Zaman içinde endüstrileşme sürecinin etkisiyle, laiklik ve demokrasi geliştikçe, her insanın din, mezhep, dil, ırk farkı gözetmeksizin eşit haklarla doğduğu inancı yerleştikçe, demokratik ülkelerde, vatandaşlık bağı bir üst kimlik niteliği kazanmıştır.
***
Türkiye’deki kimlik tartışmalarında, ailenin, coğrafyanın, din ve mezhebin, ırk ve milliyetin yani alt kimlik niteliği taşıyan kültürel özelliklerin ön plana çıkarılması, hele hele üst kimlik olarak kullanılması, hiç kuşkusuz hem toplumsal bütünlüğü hem de Türkiye Cumhuriyeti’nin üniter yapısını zedeleyici nitelik taşır.
Türkiye Cumhuriyeti’nin başbakanının, yirmi birinci yüzyılda, yüzyıllar önce, ortaçağda, bir üst kimlik niteliği taşıyan dini, toplumsal özellik olarak birleştirici öğe niteliğiyle ön plana çıkarması çok düşündürücüdür.
***
Türkiye Cumhuriyeti Anayasası, devlete vatandaşlık bağı ile bağlı olan bireyleri Türk olarak niteler.
Bu niteleme ne ırka ne dine dayalı bir nitelemedir, sadece siyasal vatandaşlık bağını belirler.

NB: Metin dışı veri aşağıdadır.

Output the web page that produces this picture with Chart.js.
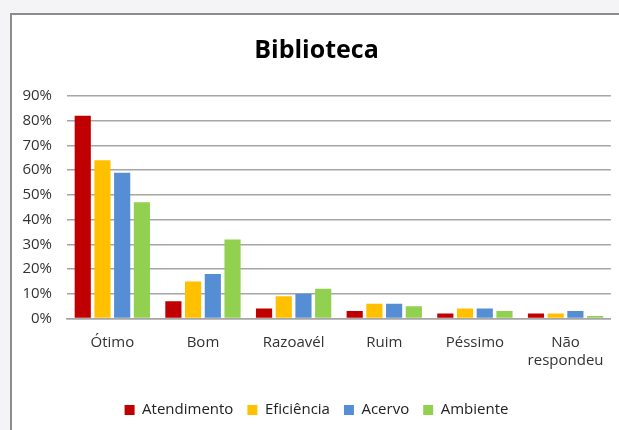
<!DOCTYPE html>
<html>
<head>
<meta charset="utf-8">
<script src="https://cdn.jsdelivr.net/npm/chart.js@4"></script>
<style>
  body { margin: 0; background: #f4f3f5; overflow: hidden; }
  #box {
    position: absolute; left: 10px; top: 13px; width: 640px; height: 440px;
    background: #fff; border-left: 2px solid #8c8c8c; border-top: 2px solid #8c8c8c;
  }
  #wrap { position: absolute; left: 0; top: 0; width: 607px; height: 415px; }
</style>
</head>
<body>
<div id="box"><div id="wrap"><canvas id="Chart"></canvas></div></div>
<script>
const categories = ["Ótimo", "Bom", "Razoavél", "Ruim", "Péssimo", ["Não", "respondeu"]];
const atendimento = [82, 7, 4, 3, 2, 2];
const eficiencia = [64, 15, 9, 6, 4, 2];
const acervo = [59, 18, 10, 6, 4, 3];
const ambiente = [47, 32, 12, 5, 3, 1];

const font = "'Open Sans', 'Noto Sans', sans-serif";
const ctx = document.querySelector("#Chart").getContext("2d");

const bar = (label, color, values) => ({
  label: label,
  data: values,
  backgroundColor: color,
  borderWidth: 0,
  categoryPercentage: 0.87,
  barPercentage: 0.82
});

const chart = new Chart(ctx, {
  type: "bar",
  data: {
    labels: categories,
    datasets: [
      bar("Atendimento", "#c00000", atendimento),
      bar("Eficiência", "#ffc000", eficiencia),
      bar("Acervo", "#558ed5", acervo),
      bar("Ambiente", "#92d050", ambiente)
    ]
  },
  options: {
    responsive: true,
    maintainAspectRatio: false,
    animation: false,
    layout: { padding: { left: 8, right: 6, top: 0, bottom: 2.5 } },
    plugins: {
      title: {
        display: true,
        text: "Biblioteca",
        color: "#000",
        font: { family: font, size: 25, weight: "bold" },
        padding: { top: 21, bottom: 30 }
      },
      legend: {
        position: "bottom",
        labels: {
          boxWidth: 10,
          boxHeight: 10,
          padding: 14,
          color: "#222",
          font: { family: font, size: 15 }
        }
      },
      tooltip: { enabled: false }
    },
    scales: {
      x: {
        grid: { display: false, drawTicks: false },
        border: { color: "#a6a6a6", width: 1.5 },
        ticks: { color: "#333", font: { family: font, size: 15 }, padding: 15 },
        afterFit: axis => { axis.height += 4; }
      },
      y: {
        min: 0,
        max: 90,
        grid: { color: "#a6a6a6", lineWidth: 1.5, drawTicks: false },
        border: { display: false },
        ticks: {
          stepSize: 10,
          color: "#333",
          padding: 15,
          font: { family: font, size: 15 },
          callback: v => v + "%"
        },
        afterFit: axis => { axis.width = 47; }
      }
    }
  }
});
</script>
</body>
</html>
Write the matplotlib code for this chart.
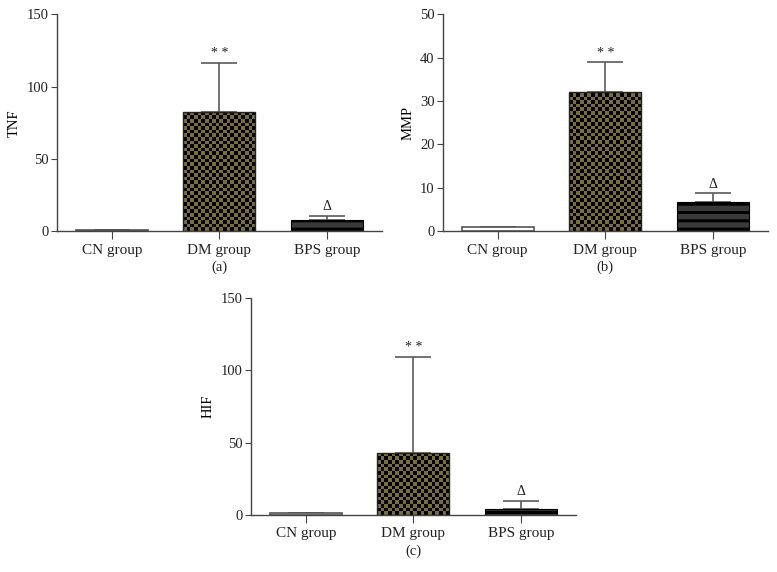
import matplotlib
matplotlib.use("Agg")
import matplotlib.pyplot as plt
import numpy as np
from matplotlib.colors import ListedColormap

plt.rcParams['font.family'] = ['Liberation Serif', 'DejaVu Serif']
plt.rcParams['hatch.linewidth'] = 2.2

# data
groups = ['CN group', 'DM group', 'BPS group']

tnf_mean = [1.0, 82.3, 7.6]
tnf_sd = [0.0, 34.3, 2.8]

mmp_mean = [1.0, 32.1, 6.8]
mmp_sd = [0.0, 6.8, 1.9]

hif_mean = [1.0, 42.9, 3.7]
hif_sd = [0.0, 66.5, 5.7]

marks = ['', '* *', '\u0394']

OLIVE = '#7b6c3c'
LINE = '#444444'


def checker_fill(ax, bar, size_px=3.6):
    # checkerboard image clipped to the bar outline
    bb = ax.get_window_extent()
    cols = int(bb.width / size_px)
    rows = int(bb.height / size_px)
    img = np.indices((rows, cols)).sum(axis=0) % 2
    xl, yl = ax.get_xlim(), ax.get_ylim()
    im = ax.imshow(img, extent=(xl[0], xl[1], yl[0], yl[1]), aspect='auto',
                   interpolation='nearest', cmap=ListedColormap([OLIVE, 'black']),
                   zorder=2.1)
    im.set_clip_path(bar)
    ax.set_xlim(xl)
    ax.set_ylim(yl)


def plot_panel(ax, means, sds, ymax, ystep, ylabel, tag):
    x = np.arange(len(groups))
    ax.set_xlim(-0.51, 2.51)
    ax.set_ylim(0, ymax)

    # CN: plain white bar
    ax.bar(x[0], means[0], width=0.67, color='white', edgecolor='#555555',
           linewidth=1.2, zorder=2)
    # DM: checkerboard bar
    dm = ax.bar(x[1], means[1], width=0.67, color=OLIVE, edgecolor='none',
                zorder=2)[0]
    checker_fill(ax, dm)
    ax.bar(x[1], means[1], width=0.67, color='none', edgecolor='#222222',
           linewidth=1.0, zorder=3)
    # BPS: dark bar with black stripes
    ax.bar(x[2], means[2], width=0.67, color='#3a3a3a', edgecolor='black',
           hatch='--', linewidth=0.8, zorder=2)

    lower = np.zeros(len(sds))
    ax.errorbar(x, means, yerr=[lower, sds], fmt='none', ecolor='#5a5a5a',
                elinewidth=1.2, capsize=13, capthick=1.2, zorder=1)

    for xi, m, s, t in zip(x, means, sds, marks):
        if t:
            ax.annotate(t, (xi, m + s), xytext=(0, 2), textcoords='offset points',
                        ha='center', va='bottom', fontsize=10, color='#222222')

    ax.set_xticks(x)
    ax.set_xticklabels(groups, fontsize=11)
    ax.set_yticks(np.arange(0, ymax + 1, ystep))
    ax.set_ylabel(ylabel, fontsize=10.5, labelpad=4)
    for side in ['top', 'right']:
        ax.spines[side].set_visible(False)
    for side in ['left', 'bottom']:
        ax.spines[side].set_color(LINE)
        ax.spines[side].set_linewidth(1.0)
    ax.tick_params(axis='both', direction='out', color=LINE,
                   labelcolor='#222222')
    ax.tick_params(axis='y', length=4, pad=2, labelsize=10.5)
    ax.tick_params(axis='x', length=6, pad=3)
    ax.text(0.5, -0.138, tag, transform=ax.transAxes, ha='center', va='top',
            fontsize=10.5, color='#222222')


fig = plt.figure(figsize=(7.77, 5.72), dpi=100)
ax1 = fig.add_axes([0.0734, 0.596, 0.418, 0.379])
ax2 = fig.add_axes([0.570, 0.596, 0.418, 0.379])
ax3 = fig.add_axes([0.323, 0.100, 0.418, 0.379])

plot_panel(ax1, tnf_mean, tnf_sd, 150, 50, 'TNF', '(a)')
plot_panel(ax2, mmp_mean, mmp_sd, 50, 10, 'MMP', '(b)')
plot_panel(ax3, hif_mean, hif_sd, 150, 50, 'HIF', '(c)')

fig.savefig('out.png', dpi=100)
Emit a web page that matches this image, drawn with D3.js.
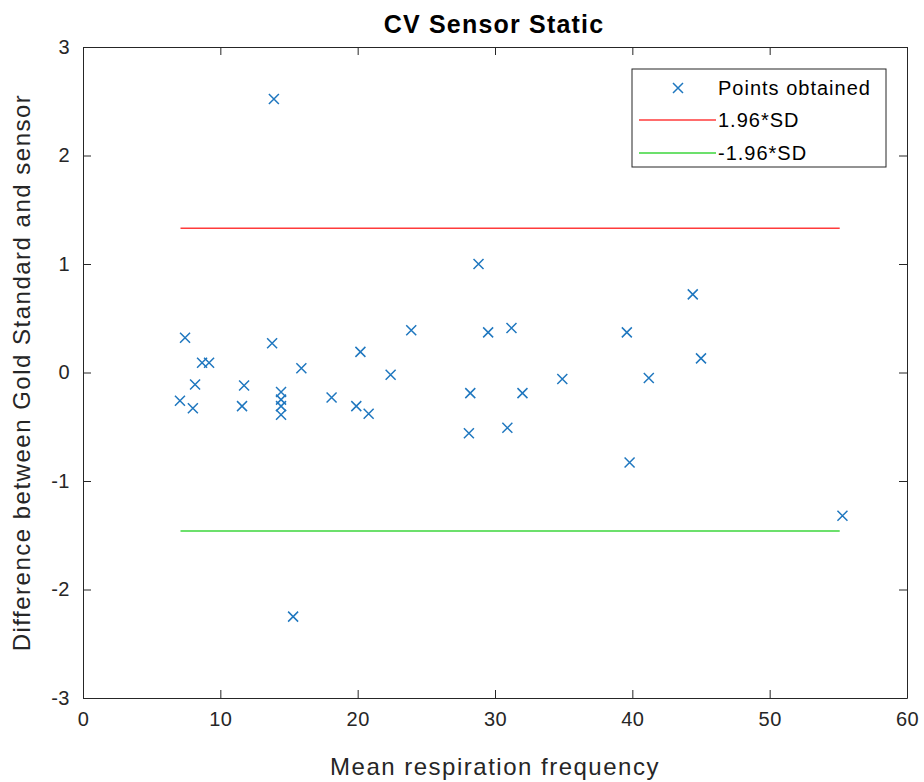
<!DOCTYPE html>
<html>
<head>
<meta charset="utf-8">
<script src="https://cdn.jsdelivr.net/npm/d3@7"></script>
<style>
  body { margin: 0; background: #fff; }
  text { font-family: "Liberation Sans", Arial, sans-serif; }
</style>
</head>
<body>
<svg id="chart" width="924" height="782"></svg>
<script>
// mean respiration frequency (x) and difference (y) for each point
var meanFreq = [7.06, 7.43, 8.0, 8.16, 8.67, 9.18, 11.58, 11.73, 13.77, 13.9,
  14.42, 14.42, 14.42, 14.42, 15.3, 15.9, 18.1, 19.9, 20.2, 20.8,
  22.4, 23.9, 28.1, 28.2, 28.8, 29.5, 30.9, 31.2, 32.0, 34.9,
  39.6, 39.8, 41.2, 44.4, 45.0, 55.3];
var difference = [-0.26, 0.32, -0.33, -0.11, 0.09, 0.09, -0.31, -0.12, 0.27, 2.52,
  -0.18, -0.25, -0.31, -0.39, -2.25, 0.04, -0.23, -0.31, 0.19, -0.38,
  -0.02, 0.39, -0.56, -0.19, 1.0, 0.37, -0.51, 0.41, -0.19, -0.06,
  0.37, -0.83, -0.05, 0.72, 0.13, -1.32];
var upperLimit = 1.33;   // 1.96*SD
var lowerLimit = -1.46;  // -1.96*SD
var limitRange = [7.1, 55.1];
var xTicks = [0, 10, 20, 30, 40, 50, 60];
var yTicks = [-3, -2, -1, 0, 1, 2, 3];

var svg = d3.select("#chart");
var margin = {top: 47, right: 17, bottom: 84, left: 83};
var width = 924 - margin.left - margin.right,
    height = 782 - margin.top - margin.bottom;

var g = svg.append("g")
  .attr("transform", "translate(" + margin.left + "," + margin.top + ")");

var x = d3.scaleLinear().domain([0, 60]).range([0, width]);
var y = d3.scaleLinear().domain([-3, 3]).range([height, 0]);

// axes, matlab style: ticks inward on all four sides
var tickLen = 8;
var plain = function (d) { return String(d); };
function styleAxis(sel) {
  sel.select(".domain").attr("stroke", "#262626").attr("stroke-width", 1);
  sel.selectAll(".tick line").attr("stroke", "#262626");
  sel.selectAll(".tick text").attr("fill", "#262626")
    .style("font-size", "20px").style("letter-spacing", "0.5px");
}
g.append("g").attr("transform", "translate(0," + height + ")")
  .call(d3.axisBottom(x).tickValues(xTicks).tickFormat(plain).tickSize(-tickLen).tickPadding(14).tickSizeOuter(0))
  .call(styleAxis);
g.append("g")
  .call(d3.axisLeft(y).tickValues(yTicks).tickFormat(plain).tickSize(-tickLen).tickPadding(13).tickSizeOuter(0))
  .call(styleAxis);
g.append("g")
  .call(d3.axisTop(x).tickValues(xTicks).tickSize(-tickLen).tickFormat("").tickSizeOuter(0))
  .call(styleAxis);
g.append("g").attr("transform", "translate(" + width + ",0)")
  .call(d3.axisRight(y).tickValues(yTicks).tickSize(-tickLen).tickFormat("").tickSizeOuter(0))
  .call(styleAxis);

// limit lines
g.append("line")
  .attr("x1", x(limitRange[0])).attr("x2", x(limitRange[1]))
  .attr("y1", y(upperLimit)).attr("y2", y(upperLimit))
  .attr("stroke", "#ff3b3b").attr("stroke-width", 1.5);
g.append("line")
  .attr("x1", x(limitRange[0])).attr("x2", x(limitRange[1]))
  .attr("y1", y(lowerLimit)).attr("y2", y(lowerLimit))
  .attr("stroke", "#3bd63b").attr("stroke-width", 1.5);

// points as x markers
var s = 5;
function cross(px, py) {
  return "M" + (px - s) + "," + (py - s) + "L" + (px + s) + "," + (py + s) +
    "M" + (px - s) + "," + (py + s) + "L" + (px + s) + "," + (py - s);
}
g.selectAll("path.pt")
  .data(meanFreq)
  .enter().append("path")
  .attr("class", "pt")
  .attr("d", function (d, i) { return cross(x(d), y(difference[i])); })
  .attr("stroke", "#1f77bf").attr("stroke-width", 1.5).attr("fill", "none");

// title and labels
svg.append("text").attr("x", 494).attr("y", 33).attr("text-anchor", "middle")
  .style("font-size", "25px").style("font-weight", "bold").style("letter-spacing", "1.2px")
  .attr("fill", "#000")
  .text("CV Sensor Static");
svg.append("text").attr("x", margin.left + width / 2).attr("y", 775).attr("text-anchor", "middle")
  .style("font-size", "24px").style("letter-spacing", "1.5px").attr("fill", "#262626")
  .text("Mean respiration frequency");
svg.append("text")
  .attr("transform", "translate(30," + (margin.top + height / 2) + ") rotate(-90)")
  .attr("text-anchor", "middle").style("font-size", "24px").style("letter-spacing", "1.5px")
  .attr("fill", "#262626")
  .text("Difference between Gold Standard and sensor");

// legend
var lg = svg.append("g").attr("transform", "translate(632,69)");
lg.append("rect").attr("width", 254).attr("height", 98)
  .attr("fill", "#fff").attr("stroke", "#262626").attr("stroke-width", 1);
var legendItems = ["Points obtained", "1.96*SD", "-1.96*SD"];
var legendY = [19, 51, 84];
lg.append("path").attr("d", cross(46, legendY[0]))
  .attr("stroke", "#1f77bf").attr("stroke-width", 1.5).attr("fill", "none");
lg.append("line").attr("x1", 7).attr("x2", 84).attr("y1", legendY[1]).attr("y2", legendY[1])
  .attr("stroke", "#ff3b3b").attr("stroke-width", 1.5);
lg.append("line").attr("x1", 7).attr("x2", 84).attr("y1", legendY[2]).attr("y2", legendY[2])
  .attr("stroke", "#3bd63b").attr("stroke-width", 1.5);
legendItems.forEach(function (t, i) {
  lg.append("text").attr("x", 86).attr("y", legendY[i] + 7)
    .style("font-size", "20px").style("letter-spacing", "1px").attr("fill", "#000").text(t);
});
</script>
</body>
</html>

Yani Türkiye Cumhuriyeti’ne vatandaşlık bağı ile bağlı olan herkese Türk denilir; aynen Amerikalı, Fransız, İngiliz gibi; bu insanların kökenleri değişik olabilir: Kürt, Türk, Rum, Ermeni, Arap, Laz, Çerkes gibi.
İnsan alt kimliği ile övünebilir, onu geliştirmek için her türlü çabanın içine de girebilir, bunda bir sakınca yoktur.
Sakınca, alt kimliklerin kullanılarak devletin üniter yapısının ya da laik ve demokratik düzeninin reddedilmesinde yatar.
***
Prof. Dr. Emre Kongar’a bu yazıyı yazıp cehalet karanlığını aydınlattığı için çok teşekkür ederim! Cumhuriyetimizin kendilerine verdiği kimlik (kafa kâğıdı) ve pasaportun anlam ve değerini anlamayan sayısız budalaya rastladım gümrüklerden geçerken. Elindeki pasaportta “Türk” olduğu yazıyordu ama adam başka bir şey olduğunu iddia ediyordu. Bu durumda “adam”a ne dediğimi yazamam buraya.
Bu yazıyı kesip bir kenara koyun çünkü bu ülkede çağının çağdaşı olmanın simgesi vatandaş kimliğine karşı çıkıp aile, soy (etnisite), din kimliğine sarılanların kafa yapısının antitezidir!